In this study we report an experience on clinical tolerability of AM, which was high at the food challenge (24/25, 96%), made in an Italian Region, Apulia, where AM is readily available and frequently used because of the presence of several ass's farming. AM was tolerated by our patients either with the IgE- and the non-IgE-mediated CMPA. All enrolled subjects found it acceptable due to its palatability, and did not interrupted the study. AM has been considered an alternative to CM considering that its protein composition is similar to human milk [14]. However, it is a low-calory food and thus in our study we enrolled children older than 6 months who did not have an exclusive milk diet. It is noteworthy to highlight the fact that patients with severe reaction to CM refused to continue this study, thus our results are referred to subjects with a mild to moderate form of CMPA. Only one recruited patient had a systemic food reaction during the AM challenge. He was the only tested child who had SPT positive for AM and high serum levels of AM specific IgE, suggesting the predictive positive value of these tests also for AM allergy.

Other Italian authors have documented the efficacy of this food in treating children with CMPA. Vita et al. showed that the rate of tolerability of AM in patients with AD and CMPA was 88%, and that AM improved child's eczema [7]. Similarly, Monti et al. assessed the tolerance of AM (82.6%) in a selected population of children with CMPA, for whom it was not possible to use any other cow's milk substitute [6]. However, it must be taken into account the potential cross-reactivity of AM proteins with CMP, also suggested by the above mentioned studies that reported some severe reactions to AM in their study cohorts [69].

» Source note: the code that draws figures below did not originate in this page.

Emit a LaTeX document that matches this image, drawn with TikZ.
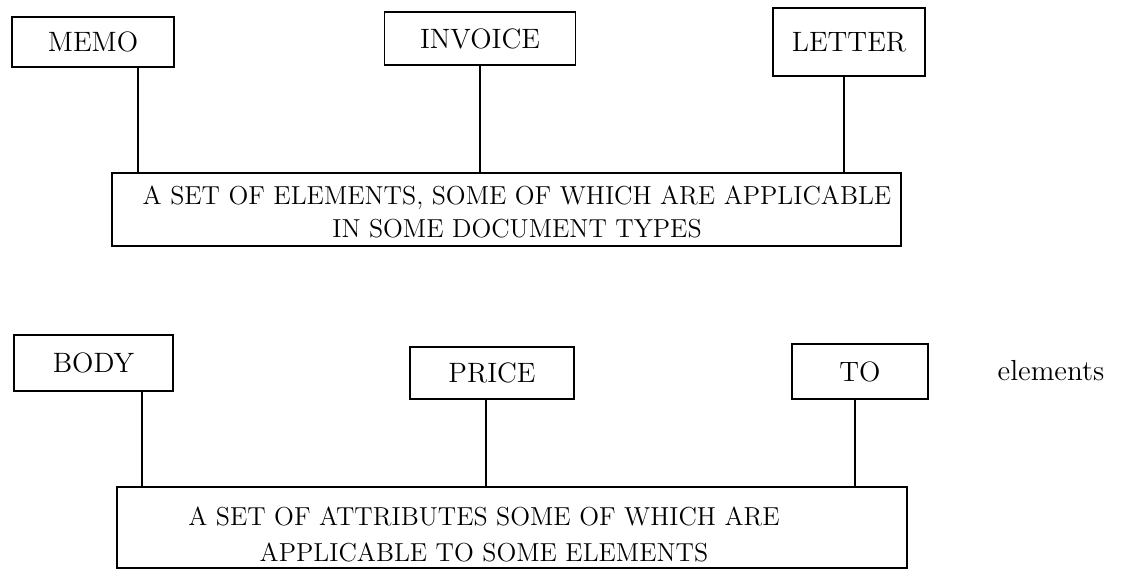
\documentclass[tikz,border=0pt]{standalone}
\usepackage{xcolor}
\usepackage{tikz}
\usetikzlibrary{calc}

\tikzset{
  tagbox/.style={draw, line width=0.9pt, inner sep=0pt, font=\fontsize{14}{18}\selectfont},
  setbox/.style={draw, line width=0.9pt, inner sep=0pt},
  settext/.style={align=center, inner sep=0pt, font=\fontsize{13}{18}\selectfont},
  link/.style={line width=0.9pt}
}

\begin{document}
\begin{tikzpicture}[x=0.5pt, y=-0.5pt]
            \useasboundingbox (0,0) rectangle (1125,573);

            % Document types
            \node[tagbox, minimum width=81pt, minimum height=25pt] (memo) at (93,42) {MEMO};
            \node[tagbox, minimum width=95.5pt, minimum height=26.5pt] (invoice) at (480,38.5) {INVOICE};
            \node[tagbox, minimum width=76pt, minimum height=34pt] (letter) at (849,42) {LETTER};

            \node[setbox, minimum width=394.5pt, minimum height=36.5pt] (elemset) at (506.5,209.5) {};
            \node[settext, font=\fontsize{13}{16.5}\selectfont] (elemtext) at (517,212) {A SET OF ELEMENTS, SOME OF WHICH ARE APPLICABLE\\IN SOME DOCUMENT TYPES};

            \coordinate (m1) at ($(memo.south)+(45,0)$);
            \coordinate (m2) at ($(invoice.south)+(0,0)$);
            \coordinate (m3) at ($(letter.south)+(-5,0)$);
            \draw[link] (m1) -- (m1 |- elemset.north);
            \draw[link] (m2) -- (m2 |- elemset.north);
            \draw[link] (m3) -- (m3 |- elemset.north);

            % Elements
            \node[tagbox, minimum width=79.5pt, minimum height=28pt] (body) at (93.5,363) {BODY};
            \node[tagbox, minimum width=82pt, minimum height=26pt] (price) at (492,373) {PRICE};
            \node[tagbox, minimum width=68pt, minimum height=27.5pt] (to) at (860,371.5) {TO};
            \node[font=\fontsize{14.5}{17}\selectfont, anchor=base, inner sep=0pt] (elemlabel) at (1051,380) {elements};

            \node[setbox, minimum width=395pt, minimum height=40.5pt] (attrset) at (512,527.5) {};
            \node[settext] (attrtext) at (484,534) {A SET OF ATTRIBUTES SOME OF WHICH ARE\\APPLICABLE TO SOME ELEMENTS};

            \coordinate (b1) at ($(body.south)+(48.5,0)$);
            \coordinate (b2) at ($(price.south)+(-6,0)$);
            \coordinate (b3) at ($(to.south)+(-5,0)$);
            \draw[link] (b1) -- (b1 |- attrset.north);
            \draw[link] (b2) -- (b2 |- attrset.north);
            \draw[link] (b3) -- (b3 |- attrset.north);
\end{tikzpicture}
\end{document}
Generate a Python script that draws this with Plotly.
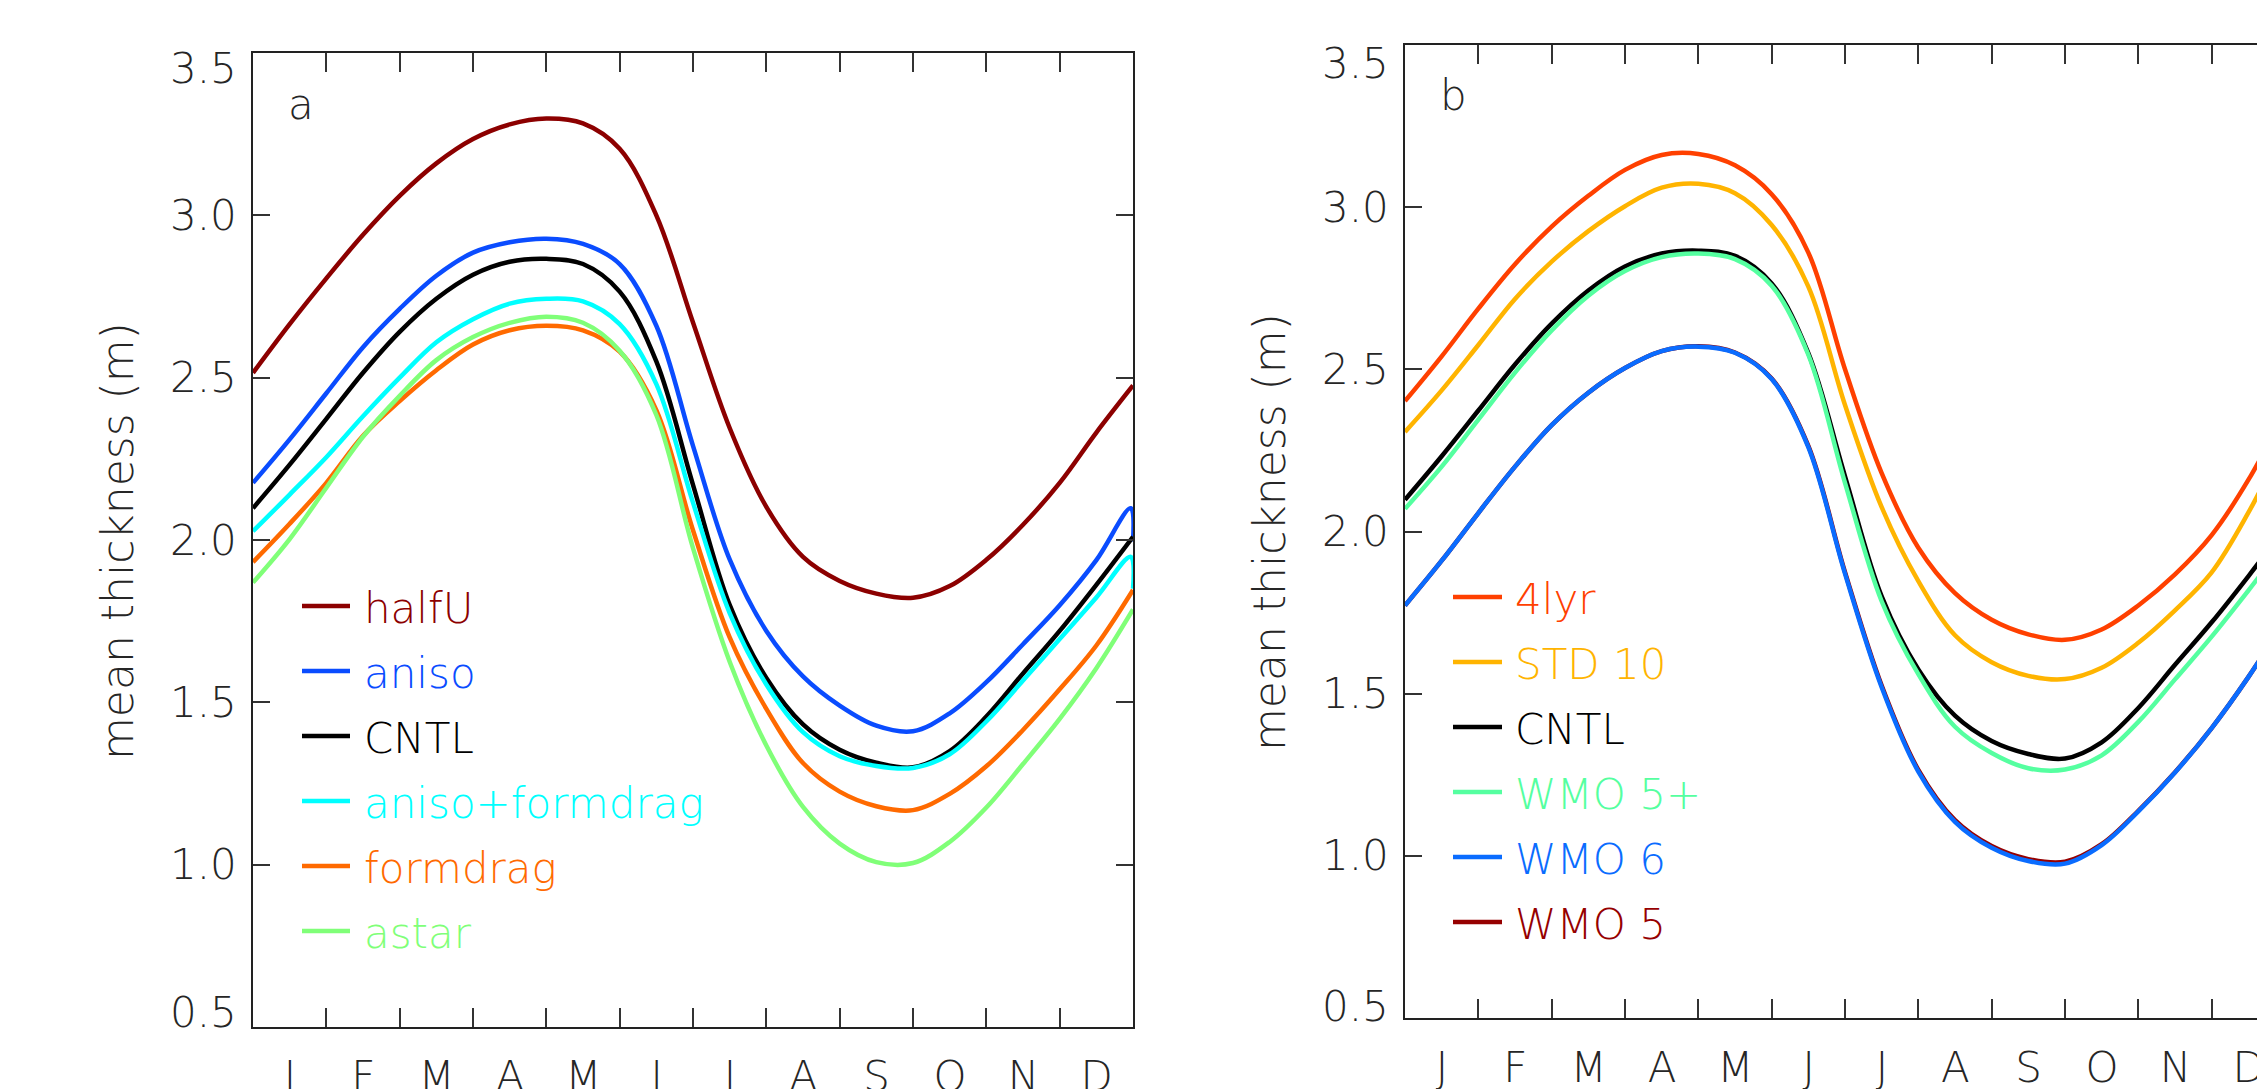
import plotly.graph_objects as go

W, H = 2265, 1089

# ---------------- data ----------------
MONTHS = [i * 0.5 for i in range(25)]                 # 0 .. 12 in half-month steps
MONTHS_WRAP = [i * 0.5 for i in range(24)] + [11.97, 12.0]
MONTH_LABELS = ["J", "F", "M", "A", "M", "J", "J", "A", "S", "O", "N", "D"]
MONTH_TICKS = list(range(12))
YTICKS = [0.5, 1.0, 1.5, 2.0, 2.5, 3.0, 3.5]
YTICK_LABELS = ["0.5", "1.0", "1.5", "2.0", "2.5", "3.0", "3.5"]

# panel a
HALFU = [2.515, 2.665, 2.806, 2.94, 3.06, 3.16, 3.235, 3.28, 3.298, 3.283, 3.205, 3.0,
         2.67, 2.345, 2.102, 1.948, 1.874, 1.835, 1.822, 1.858, 1.939, 2.047, 2.176, 2.331, 2.476]
ANISO = [2.176, 2.31, 2.452, 2.594, 2.712, 2.814, 2.885, 2.917, 2.928, 2.912, 2.85, 2.66,
         2.29, 1.94, 1.72, 1.58, 1.49, 1.428, 1.411, 1.466, 1.562, 1.679, 1.799, 1.938, 2.098, 1.995]
CNTL = [2.098, 2.232, 2.373, 2.515, 2.641, 2.743, 2.817, 2.857, 2.866, 2.85, 2.765, 2.55,
        2.17, 1.80, 1.575, 1.432, 1.354, 1.314, 1.30, 1.35, 1.456, 1.589, 1.72, 1.862, 2.01]
ANISO_FORMDRAG = [2.027, 2.14, 2.255, 2.381, 2.50, 2.609, 2.68, 2.728, 2.743, 2.735, 2.665, 2.48,
                  2.115, 1.775, 1.555, 1.408, 1.334, 1.304, 1.298, 1.34, 1.441, 1.567, 1.695, 1.823,
                  1.948, 1.85]
FORMDRAG = [1.932, 2.05, 2.176, 2.321, 2.428, 2.523, 2.602, 2.646, 2.66, 2.646, 2.58, 2.40,
            2.03, 1.70, 1.48, 1.313, 1.225, 1.18, 1.168, 1.218, 1.303, 1.415, 1.54, 1.675, 1.846]
ASTAR = [1.869, 2.003, 2.161, 2.318, 2.444, 2.554, 2.625, 2.669, 2.688, 2.669, 2.583, 2.385,
         1.975, 1.625, 1.367, 1.178, 1.065, 1.008, 1.005, 1.07, 1.176, 1.31, 1.449, 1.605, 1.786]

# panel b
LYR4 = [2.402, 2.54, 2.687, 2.824, 2.94, 3.035, 3.115, 3.161, 3.164, 3.129, 3.04, 2.86,
        2.50, 2.18, 1.95, 1.81, 1.728, 1.683, 1.666, 1.698, 1.772, 1.868, 1.989, 2.159, 2.37]
STD10 = [2.307, 2.435, 2.575, 2.717, 2.832, 2.926, 3.003, 3.06, 3.072, 3.043, 2.945, 2.755,
         2.39, 2.075, 1.847, 1.68, 1.597, 1.555, 1.545, 1.58, 1.657, 1.757, 1.874, 2.058, 2.28]
CNTL_B = CNTL
WMO5P = [2.07, 2.20, 2.345, 2.49, 2.62, 2.727, 2.803, 2.846, 2.857, 2.84, 2.758, 2.545,
         2.15, 1.785, 1.56, 1.398, 1.317, 1.27, 1.266, 1.31, 1.413, 1.544, 1.676, 1.818, 1.965]
WMO6 = [1.772, 1.91, 2.057, 2.20, 2.328, 2.428, 2.504, 2.556, 2.57, 2.551, 2.47, 2.26,
        1.87, 1.52, 1.26, 1.105, 1.025, 0.984, 0.976, 1.033, 1.137, 1.257, 1.394, 1.551, 1.725]
WMO5 = [1.772, 1.91, 2.057, 2.20, 2.328, 2.428, 2.504, 2.556, 2.571, 2.552, 2.472, 2.264,
        1.875, 1.525, 1.265, 1.11, 1.03, 0.99, 0.982, 1.036, 1.139, 1.258, 1.394, 1.551, 1.725]

SERIES_A = [("halfU", MONTHS, HALFU, "#8c0000"),
            ("aniso", MONTHS_WRAP, ANISO, "#0a4cff"),
            ("CNTL", MONTHS, CNTL, "#000000"),
            ("aniso+formdrag", MONTHS_WRAP, ANISO_FORMDRAG, "#00ffff"),
            ("formdrag", MONTHS, FORMDRAG, "#ff6a00"),
            ("astar", MONTHS, ASTAR, "#80ff78")]
SERIES_B = [("4lyr", MONTHS, LYR4, "#ff4000"),
            ("STD 10", MONTHS, STD10, "#ffb400"),
            ("CNTL", MONTHS, CNTL_B, "#000000"),
            ("WMO 5+", MONTHS, WMO5P, "#55ffa0"),
            ("WMO 6", MONTHS, WMO6, "#0a6cff"),
            ("WMO 5", MONTHS, WMO5, "#960000")]
# drawing order in panel b: WMO 5 lies under WMO 6
DRAW_ORDER_B = [0, 1, 2, 3, 5, 4]

# ---------------- layout helpers ----------------
OFF = 8   # the page body has an 8 px margin; positions below are window pixels

def px(x):
    return (x - OFF) / W

def py(y):
    return 1 - (y - OFF) / H

FONT = "DejaVu Sans"
TXT = "#262626"
FS = 42
LW = 4.5

fig = go.Figure()

for name, xs, ys, col in SERIES_A:
    fig.add_trace(go.Scatter(x=xs, y=ys, mode="lines", name=name, showlegend=False,
                             line=dict(color=col, width=LW, shape="spline", smoothing=1.0),
                             xaxis="x", yaxis="y"))
for i in DRAW_ORDER_B:
    name, xs, ys, col = SERIES_B[i]
    fig.add_trace(go.Scatter(x=xs, y=ys, mode="lines", name=name, showlegend=False,
                             line=dict(color=col, width=LW, shape="spline", smoothing=1.0),
                             xaxis="x2", yaxis="y2"))

month_px = (1133 - 253) / 12.0
xrange_b = (W + OFF - 1405) / month_px

common_x = dict(tickmode="array", tickvals=MONTH_TICKS, ticktext=MONTH_LABELS,
                ticks="inside", ticklen=19, tickwidth=1.6, tickcolor="#333",
                showline=True, linecolor="#222", linewidth=2, mirror="ticks",
                showgrid=False, zeroline=False, automargin=False,
                ticklabelshift=int(round(month_px / 2)), ticklabelstandoff=12,
                tickfont=dict(family=FONT, size=FS, color=TXT, weight=200))
common_y = dict(range=[0.5, 3.5], tickmode="array", tickvals=YTICKS, showticklabels=False,
                ticks="inside", ticklen=17, tickwidth=1.6, tickcolor="#333",
                showline=True, linecolor="#222", linewidth=2,
                showgrid=False, zeroline=False, automargin=False)

fig.update_layout(
    width=W, height=H,
    margin=dict(l=0, r=0, t=0, b=0),
    paper_bgcolor="white", plot_bgcolor="white",
    showlegend=False,
    xaxis=dict(domain=[px(253), px(1133)], range=[0, 12], anchor="y", **common_x),
    yaxis=dict(domain=[py(1027), py(53)], anchor="x", mirror="ticks", **common_y),
    xaxis2=dict(domain=[px(1405), 1.0], range=[0, xrange_b], anchor="y2", **common_x),
    yaxis2=dict(domain=[py(1018), py(45)], anchor="x2", mirror=False, **common_y),
)

annotations = []
shapes = []
tfont = dict(family=FONT, size=FS, color=TXT, weight=200)

# y tick labels (end labels nudged inside the frame, as in the original)
for xr, yr, top_shift, bot_shift in [("x domain", "y", -16, 15), ("x2 domain", "y2", -18, 12)]:
    for v, lab in zip(YTICKS, YTICK_LABELS):
        ys = top_shift if v == YTICKS[-1] else (bot_shift if v == YTICKS[0] else 0)
        annotations.append(dict(x=0, y=v, xref=xr, yref=yr, text=lab, showarrow=False,
                                xanchor="right", yanchor="middle", xshift=-14, yshift=ys,
                                font=tfont))

# axis titles
for cx, cy in [(117, 541), (1269, 532)]:
    annotations.append(dict(x=px(cx), y=py(cy), xref="paper", yref="paper",
                            text="mean thickness (m)", textangle=-90, showarrow=False,
                            xanchor="center", yanchor="middle",
                            font=dict(family=FONT, size=44, color=TXT, weight=200)))

# panel letters
for letter, cx, cy in [("a", 301, 104), ("b", 1453, 95)]:
    annotations.append(dict(x=px(cx), y=py(cy), xref="paper", yref="paper", text=letter,
                            showarrow=False, xanchor="center", yanchor="middle", font=tfont))

# legends
for series, x0, x1, xt, y0 in [(SERIES_A, 302, 350, 362, 606), (SERIES_B, 1453, 1502, 1513, 597)]:
    for k, (name, _, _, col) in enumerate(series):
        yy = y0 + 65 * k
        shapes.append(dict(type="line", xref="paper", yref="paper",
                           x0=px(x0), x1=px(x1), y0=py(yy), y1=py(yy),
                           line=dict(color=col, width=LW)))
        annotations.append(dict(x=px(xt), y=py(yy + 2), xref="paper", yref="paper", text=name,
                                showarrow=False, xanchor="left", yanchor="middle",
                                font=dict(family=FONT, size=FS, color=col, weight=200)))

fig.update_layout(annotations=annotations, shapes=shapes)

fig.write_html("out.html")
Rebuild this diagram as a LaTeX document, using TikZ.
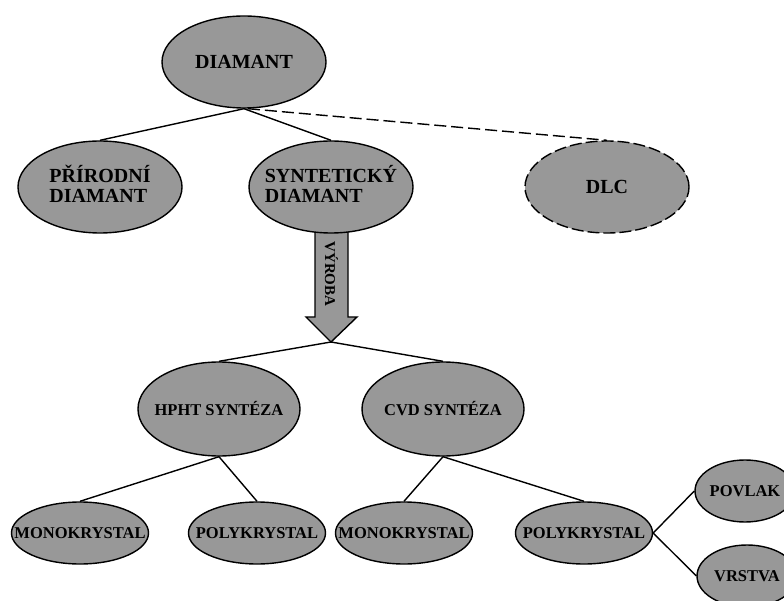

Furthermore, our data show an adequate increase in weight and length/stature in all recruited children. Their BMI centiles measured after 4–6 months of AM administration were stable compared to those at the beginning of the study. Similar observations were reported by Monti in the early months of AM intake [6]. These Authors concluded that the effect on growth of AM is related to its ability to fill some nutritional gaps present in the diet of the subjects treated. Other authors have found an impaired growth in infants affected by CMPA, who received different type of CMP substitutes [10]. We suggest that a longer follow-up study is needed in order to reach reliable results. We also verified that patients' biochemical and metabolic parameters in the blood did not vary during the study period. Taken toghether these results suggest that AM might be considered nutritionally adequate in children with a varied diet.